I do support some of the Tories' ideas: our public sector should be more flexible and entrepreneurial, and the idea of the private sector supplying some public services is a good one. I hope that one of the positive side-effects of these cuts will be to stimulate more private provision of those services - both because it should lead to more efficient supply, and because services will be more accurately targeted to what consumers really want. However, the impact of the cuts on short-term aggregate demand will be serious, and will probably outweigh whatever short-term benefits arise from a transfer of activity to the private sector.

So why has this happened? I think Bill's psychological explanation points in the right direction. British culture, as well as that in Germany and some segments of the US population, does tend towards masochism and the idea that "debt is sin, savings are virtue". Maybe it's no accident that "savings" and "salvation" are from the same root in English.

Looking at another recent post from Delong, we can get a clue: "...the London School of Economics, where the dominant view was that the depression was an inevitable result of the prior boom..." This is a common view in Britain. Indeed, there is a sense of natural justice to it which speaks to the cognitive desire to make dramatic sense out of a sequence of events: punishment must be a consequence of earlier sin, and immorality must lead to downfall. Thus, a recession must be due to overindulgence. Certainly there is a sense in Britain that excessive consumption (and economic growth) is rather untoward, perhaps even American. A boom must lead to a bust.

Maybe it shouldn't be surprising that this attitude in the US is most closely associated with the party that's also the most culturally Christian. Sin leads to punishment, and too much partying leads to a hangover. The Democrats on the other hand, having sympathy with people who ended up poor through no fault of their own, are more willing to believe that bad things (depressions, recessions) sometimes just happen, and are not a righteous punishment on people who clearly deserve it. If you believe that, it's much easier to think that the technocratic solution of increased public borrowing might be the right one.

Public discourse in the UK in the 1960s and 70s was strongly Keynesian (and to some extent even Marxist). I don't know if that was true in the US too, but I suspect not. This could have been why Keynes was so discredited in the UK by the financial problems of the 70s - not just among neoclassical academic economists, but in the public mind too. Not that everyone in the UK knows Keynesian theory, but "the chattering classes" certainly have an idea of it, and so there's an influential intellectual class who are uncomfortable with the idea of high public debts, maybe more so than in the US. It was quite easy for the Tories to turn those people towards Austerian ideas.

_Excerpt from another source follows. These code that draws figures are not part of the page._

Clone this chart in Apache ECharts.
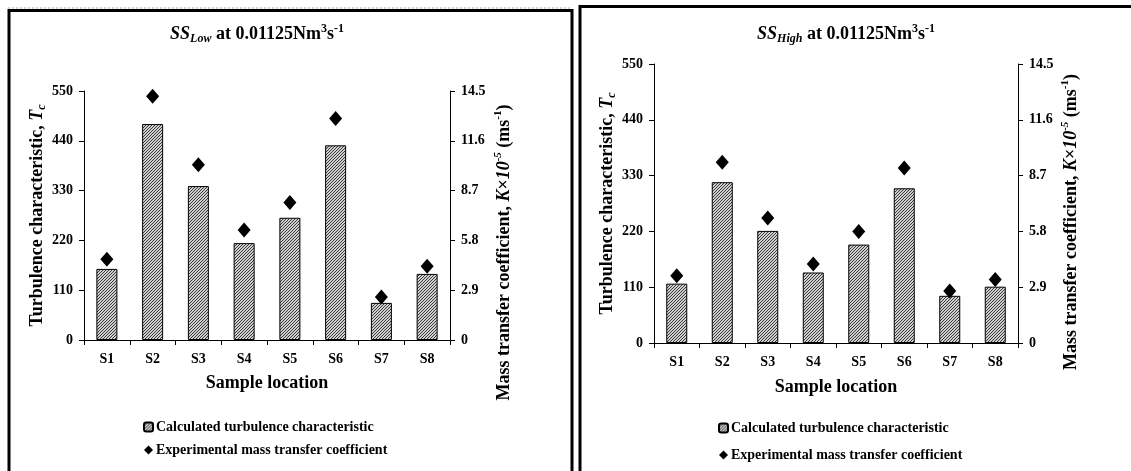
<!DOCTYPE html>
<html>
<head>
<meta charset="utf-8">
<script src="https://cdn.jsdelivr.net/npm/echarts@6/dist/echarts.min.js"></script>
<style>
html,body{margin:0;padding:0;background:#fff;}
#chart{width:1131px;height:471px;}
</style>
</head>
<body>
<div id="chart"></div>
<script>
// ---- data ----
const categories = ['S1','S2','S3','S4','S5','S6','S7','S8'];
const lowTc  = [157, 477, 340, 214, 270, 430, 82, 146];   // SS_Low turbulence characteristic
const lowK   = [4.7, 14.2, 10.2, 6.4, 8.0, 12.9, 2.5, 4.3]; // SS_Low K x10^-5
const highTc = [117, 317, 221, 139, 194, 305, 93, 111];   // SS_High turbulence characteristic
const highK  = [3.5, 9.4, 6.5, 4.1, 5.8, 9.1, 2.7, 3.3];  // SS_High K x10^-5
const tcTicks = {min:0, max:550, interval:110};
const kTicks  = {min:0, max:14.5, interval:2.9};
const barName = 'Calculated turbulence characteristic';
const dotName = 'Experimental mass transfer coefficient';

const FONT = '"Liberation Serif","Times New Roman",serif';

function hatch(){
  const c = document.createElement('canvas');
  c.width = 3; c.height = 3;
  const ctx = c.getContext('2d');
  ctx.fillStyle = '#cfcfcf'; ctx.fillRect(0,0,3,3);
  ctx.fillStyle = '#3a3a3a';
  for (let x=0;x<3;x++) for (let y=0;y<3;y++) if ((x+y)%3===0) ctx.fillRect(x,y,1,1);
  return c;
}
const pattern = {image: hatch(), repeat: 'repeat'};

const richBase = {
  n:  {fontFamily:FONT, fontWeight:'bold', fontSize:18, color:'#000', lineHeight:22},
  i:  {fontFamily:FONT, fontWeight:'bold', fontStyle:'italic', fontSize:18, color:'#000', lineHeight:22},
  sub:{fontFamily:FONT, fontWeight:'bold', fontStyle:'italic', fontSize:12, color:'#000', verticalAlign:'bottom', lineHeight:22},
  sup:{fontFamily:FONT, fontWeight:'bold', fontSize:11, color:'#000', verticalAlign:'top', lineHeight:22},
  supi:{fontFamily:FONT, fontWeight:'bold', fontStyle:'italic', fontSize:11, color:'#000', verticalAlign:'top', lineHeight:22}
};
const titleRich = {
  n:  {fontFamily:FONT, fontWeight:'bold', fontSize:18, color:'#000', lineHeight:22},
  i:  {fontFamily:FONT, fontWeight:'bold', fontStyle:'italic', fontSize:18, color:'#000', lineHeight:22},
  sub:{fontFamily:FONT, fontWeight:'bold', fontStyle:'italic', fontSize:12, color:'#000', verticalAlign:'bottom', lineHeight:22},
  sup:{fontFamily:FONT, fontWeight:'bold', fontSize:12, color:'#000', verticalAlign:'top', lineHeight:22}
};

const tcName = '{n|Turbulence characteristic, }{i|T}{sub|c}';
const kName  = '{n|Mass transfer coefficient, }{i|K}{n|×}{i|10}{supi|-5}{n| (ms}{sup|-1}{n|)}';

function xAxis(gi, gap){
  return {
    type:'category', gridIndex:gi, data:categories,
    axisLine:{lineStyle:{color:'#000', width:1}},
    axisTick:{show:true, length:5, inside:false, lineStyle:{color:'#000'}},
    axisLabel:{fontFamily:FONT, fontWeight:'bold', fontSize:14, color:'#000', margin:12},
    name:'Sample location', nameLocation:'middle', nameGap:gap,
    nameTextStyle:{fontFamily:FONT, fontWeight:'bold', fontSize:18, color:'#000'}
  };
}
function yLeft(gi, gap){
  return {
    type:'value', gridIndex:gi, position:'left', min:tcTicks.min, max:tcTicks.max, interval:tcTicks.interval,
    axisLine:{show:true, lineStyle:{color:'#000'}},
    axisTick:{show:true, length:5, lineStyle:{color:'#000'}},
    splitLine:{show:false},
    axisLabel:{fontFamily:FONT, fontWeight:'bold', fontSize:14, color:'#000', margin:11},
    name:tcName, nameLocation:'middle', nameRotate:90, nameGap:gap,
    nameTextStyle:{rich:richBase}
  };
}
function yRight(gi, gap, shift){
  return {
    type:'value', gridIndex:gi, position:'right', min:kTicks.min, max:kTicks.max, interval:kTicks.interval,
    axisLine:{show:true, lineStyle:{color:'#000'}},
    axisTick:{show:true, length:5, lineStyle:{color:'#000'}},
    splitLine:{show:false},
    axisLabel:{fontFamily:FONT, fontWeight:'bold', fontSize:14, color:'#000', margin:11,
      formatter: v => v === 0 ? '0' : v.toFixed(1)},
    name:kName, nameLocation:'middle', nameRotate:90, nameGap:gap,
    nameTextStyle:{rich:richBase, padding:[0, shift, 0, 0]}
  };
}

const legendText = {fontFamily:FONT, fontWeight:'bold', fontSize:14, color:'#000', lineHeight:16, padding:[0,0,0,-2]};

const chart = echarts.init(document.getElementById('chart'), null, {renderer:'canvas'});
chart.setOption({
  backgroundColor:'#fff',
  animation:false,
  title:[
    {text:'{i|SS}{sub|Low}{n| at 0.01125Nm}{sup|3}{n|s}{sup|-1}', left:252, top:18, textAlign:'center',
     textStyle:{rich:titleRich}},
    {text:'{i|SS}{sub|High}{n| at 0.01125Nm}{sup|3}{n|s}{sup|-1}', left:841, top:18, textAlign:'center',
     textStyle:{rich:titleRich}}
  ],
  grid:[
    {left:84, right:1131-450, top:91, height:249, containLabel:false},
    {left:654, right:1131-1018, top:64, height:279, containLabel:false}
  ],
  xAxis:[xAxis(0, 34), xAxis(1, 35)],
  yAxis:[yLeft(0, 34), yRight(0, 43, 74), yLeft(1, 36), yRight(1, 42, 37)],
  legend:[
    {orient:'vertical', left:143, top:419, padding:0, height:60, itemWidth:9, itemHeight:9, itemGap:7,
     data:[barName, dotName], textStyle:legendText},
    {orient:'vertical', left:718, top:420, padding:0, height:60, itemWidth:9, itemHeight:9, itemGap:11,
     data:[barName, dotName], textStyle:legendText}
  ],
  series:[
    {name:barName, type:'bar', xAxisIndex:0, yAxisIndex:0, data:lowTc, barWidth:21,
     itemStyle:{color:pattern, borderColor:'#000', borderWidth:1}},
    {name:dotName, type:'scatter', xAxisIndex:0, yAxisIndex:1, data:lowK, symbol:'diamond', symbolSize:[13,15],
     itemStyle:{color:'#000', opacity:1}},
    {name:barName, type:'bar', xAxisIndex:1, yAxisIndex:2, data:highTc, barWidth:21,
     itemStyle:{color:pattern, borderColor:'#000', borderWidth:1}},
    {name:dotName, type:'scatter', xAxisIndex:1, yAxisIndex:3, data:highK, symbol:'diamond', symbolSize:[13,15],
     itemStyle:{color:'#000', opacity:1}}
  ],
  graphic:[
    {type:'line', shape:{x1:8, y1:8, x2:572, y2:8}, style:{stroke:'#aaa', lineWidth:1, lineDash:[2,2]}},
    {type:'polyline', shape:{points:[[9,480],[9,10.5],[572,10.5],[572,480]]}, style:{stroke:'#000', lineWidth:3, fill:null}},
    {type:'polyline', shape:{points:[[580,480],[580,6.5],[1140,6.5]]}, style:{stroke:'#000', lineWidth:3, fill:null}}
  ]
});
</script>
</body>
</html>
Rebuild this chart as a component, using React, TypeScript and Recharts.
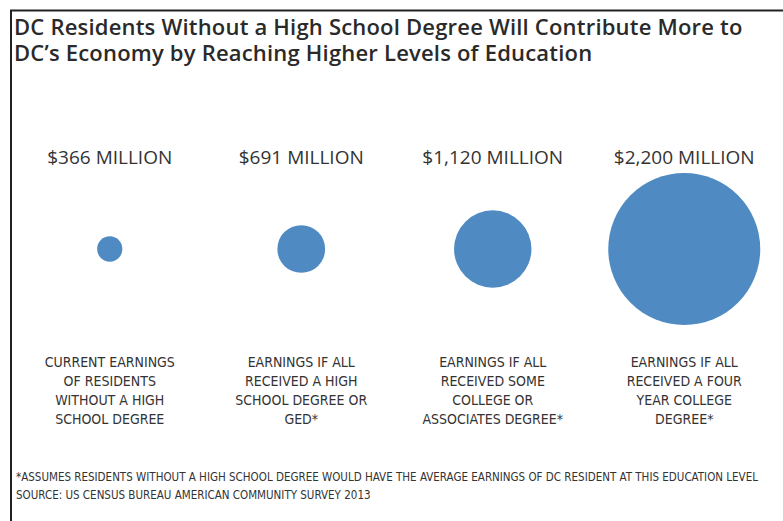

Probably the political timetable helped: Labour was unpopular for lots of reasons (the general disillusion started with Iraq, was amplified by the row over MPs' expenses and in the end was mostly a function of the inevitable ineffectiveness of a government that had been in power for 13 years). The Keynesian policies followed by the Labour government in 2008-09 were not even particularly deliberate, but simply a result of the automatic stabilisers built into the UK tax system. A fall in profits and high incomes led to a 15-20% fall in UK tax revenues, resulting in an automatic stimulus and a big rise in the deficit. That deficit was implicitly blamed on a tired, unpopular Labour government, and the Tories stepped in, making themselves look responsible and giving them the political cover to make cuts that they wanted to make for other reasons. Almost the opposite happened in 1997, when in the mid-90s the Tories had been the ones to run up record deficits (as a result of a recession) and Labour managed to look responsible, giving them the ability from 1999 onwards to increase taxes (a bit) and public spending (a lot) which was a political, not an economic, choice.

So, there probably is a basic British cultural tendency to dislike both private and public debt, partly due to an innate conservatism and partly resulting from the perceived failure of Keynesian ideas in the 1970s. But the current political environment is as much due to an accident of the electoral cycle than to this basic psychology.

Finally I note that Osborne has done at least two useful things:
  1. deferred some of the planned cuts in public spending, so that over half of the cuts will not kick in for 2-4 years
  2. shifted some of the burden of the cuts onto transfers (welfare benefits) rather than cuts in actual government consumption
These two moderations should reduce the impact of the cuts on aggregate demand. After all, Osborne has no political need to be austere as long as he appears to be.

Update: Paul Krugman (and here) and Steve Randy Waldmann also write on the topic of morality in economics. It's an interesting subject, and may provide an evolutionary hint as to why markets work at all.

Also: More from Karl Smith, Niklas Blanchard and David McRaney.

Comments

Anonymous said…
"Debt is sin" isn't Christian, but Jewish.

In debt deflation. The "private sector" is dead. Literally. They can't produce a thing. The next financial crisis will end it nastily. They think the central bank can overcome the loss of demand. I doubt it.

You need to go back to the origin of market liberalism and its ties to freemasonry and its illumanti derived thinking. "Keynesianism" is just a branch off of market liberalism, continuing the Jewish theme. They are the reform to the conservative(and the Austrians the Orthodox).